Sep 11, 2013
NAVAL AIR SYSTEMS COMMAND, Patuxent River, Md. – The Navy continues to demonstrate multiple technologies that promise to significantly increase the endurance and range of carrier-based unmanned aircraft.
As part of the Unmanned Combat Air System Demonstration (UCAS-D) program, the Navy and industry partner Northrop Grumman completed another phase of its Autonomous Aerial Refueling (AAR) test, Sept. 6, in Niagara Falls, N.Y. to demonstrate the capability to refuel unmanned aircraft in flight.
“The AAR segment of the UCAS-D program is intended to demonstrate technologies, representative systems, and procedures that will enable unmanned systems to safely approach and maneuver around tanker aircraft. We are demonstrating both Navy and Air Force style refueling techniques,” said Capt. Jaime Engdahl, Navy Unmanned Combat Air System program manager. The Navy, Air Force, and the Defense Advanced Research Projects Agency have been working closely since 2001 to develop technologies and mature operating concepts for AAR, according to Engdahl.
In preparation for this phase of the AAR testing, Calspan Aerospace developed, built, and tested an inert refueling probe that they installed on the nose of a surrogate unmanned aircraft, a Learjet inflight simulator. In August, the AAR UCAS-D team arrived at the Calspan facility and while a team from Northrop Grumman installed the X-47B’s navigation, command and control, and vision processor hardware and software on a Calspan Learjet aircraft, the government team installed the government developed Refueling Interface System and Tanker Operator Station on an Omega 707 tanker aircraft.

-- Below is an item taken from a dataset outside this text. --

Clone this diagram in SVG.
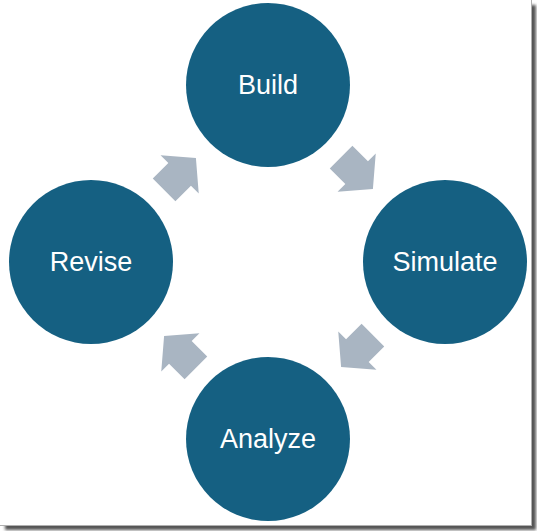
<svg xmlns="http://www.w3.org/2000/svg" width="537" height="531" viewBox="0 0 537 531">
  <defs>
    <filter id="sh" x="-5%" y="-5%" width="110%" height="110%">
      <feGaussianBlur stdDeviation="1.5"/>
    </filter>
    <polygon id="arr" points="-22.5,-16 -0.5,-16 -0.5,-27 22.5,0 -0.5,27 -0.5,16 -22.5,16"/>
    <style>
      .node circle { fill: #156082; }
      .node text { fill: #ffffff; font-family: "Liberation Sans", Arial, sans-serif; font-size: 27px; text-anchor: middle; }
      .conn use { fill: #A9B5C2; }
    </style>
  </defs>
  <rect x="0" y="0" width="537" height="531" fill="#ffffff"/>
  <rect x="5" y="5" width="531" height="525" fill="#555555" filter="url(#sh)"/>
  <rect x="0" y="0" width="532" height="526" fill="#ffffff"/>
  <line x1="531.5" y1="0" x2="531.5" y2="526" stroke="#b0b0b0" stroke-width="1"/>
  <line x1="0" y1="525.5" x2="532" y2="525.5" stroke="#b0b0b0" stroke-width="1"/>

  <g id="connectors" class="conn">
    <use href="#arr" transform="translate(357,173) rotate(45)"/>
    <use href="#arr" transform="translate(357,351) rotate(135)"/>
    <use href="#arr" transform="translate(180,352) rotate(225)"/>
    <use href="#arr" transform="translate(180,174) rotate(-45)"/>
  </g>

  <g id="build" class="node">
    <circle cx="268" cy="85" r="82"/>
    <text x="268" y="94">Build</text>
  </g>
  <g id="simulate" class="node">
    <circle cx="445" cy="262" r="82"/>
    <text x="445" y="271">Simulate</text>
  </g>
  <g id="analyze" class="node">
    <circle cx="268" cy="439" r="82"/>
    <text x="268" y="448">Analyze</text>
  </g>
  <g id="revise" class="node">
    <circle cx="91" cy="262" r="82"/>
    <text x="91" y="271">Revise</text>
  </g>
</svg>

The team then conducted initial ground and taxi tests, which culminated in the first AAR test flight Aug. 28. The team then conducted a series of flights using the surrogate aircraft equipped to fly autonomously behind an Omega K-707 Tanker.
The AAR test was designed to assess the functionality of final X-47B AAR systems and navigation performance, as well as to test the government tanker refueling interface systems. The AAR program is using similar digital messaging, and navigation processes that have been demonstrated by the UCAS-D team aboard the aircraft carrier.
“Demonstrating AAR technologies and standard refueling procedures is the next logical step for our demonstration program. The team has shown that we can use the same systems architecture, Rockwell Collins TTNT datalink, and Precision Relative GPS (PGPS) algorithms to extend the concept of distributed control of autonomous systems from the aircraft carrier to the airborne refueling environment,” said Engdahl. “The initial tests showed excellent system integration as well as good navigation and vision system performance.”
The next phase of AAR testing will continue later this fall, exercising end-to-end AAR concept of operations with a complete autonomous rendezvous, approach, plug, and safe separation utilizing X-47B software and hardware installed in the Lear surrogate aircraft. Data from the demonstration will be used to assess system performance for multiple AAR refueling technologies, validate the AAR procedures and concepts, and support further development of future unmanned systems.
“By demonstrating that we can add an automated aerial refueling capability to unmanned or optionally manned aircraft, we can significantly increase their range, persistence and flexibility,” said Engdahl, who is very impressed with the system’s performance thus far. “This is a game-changer for unmanned carrier aviation.”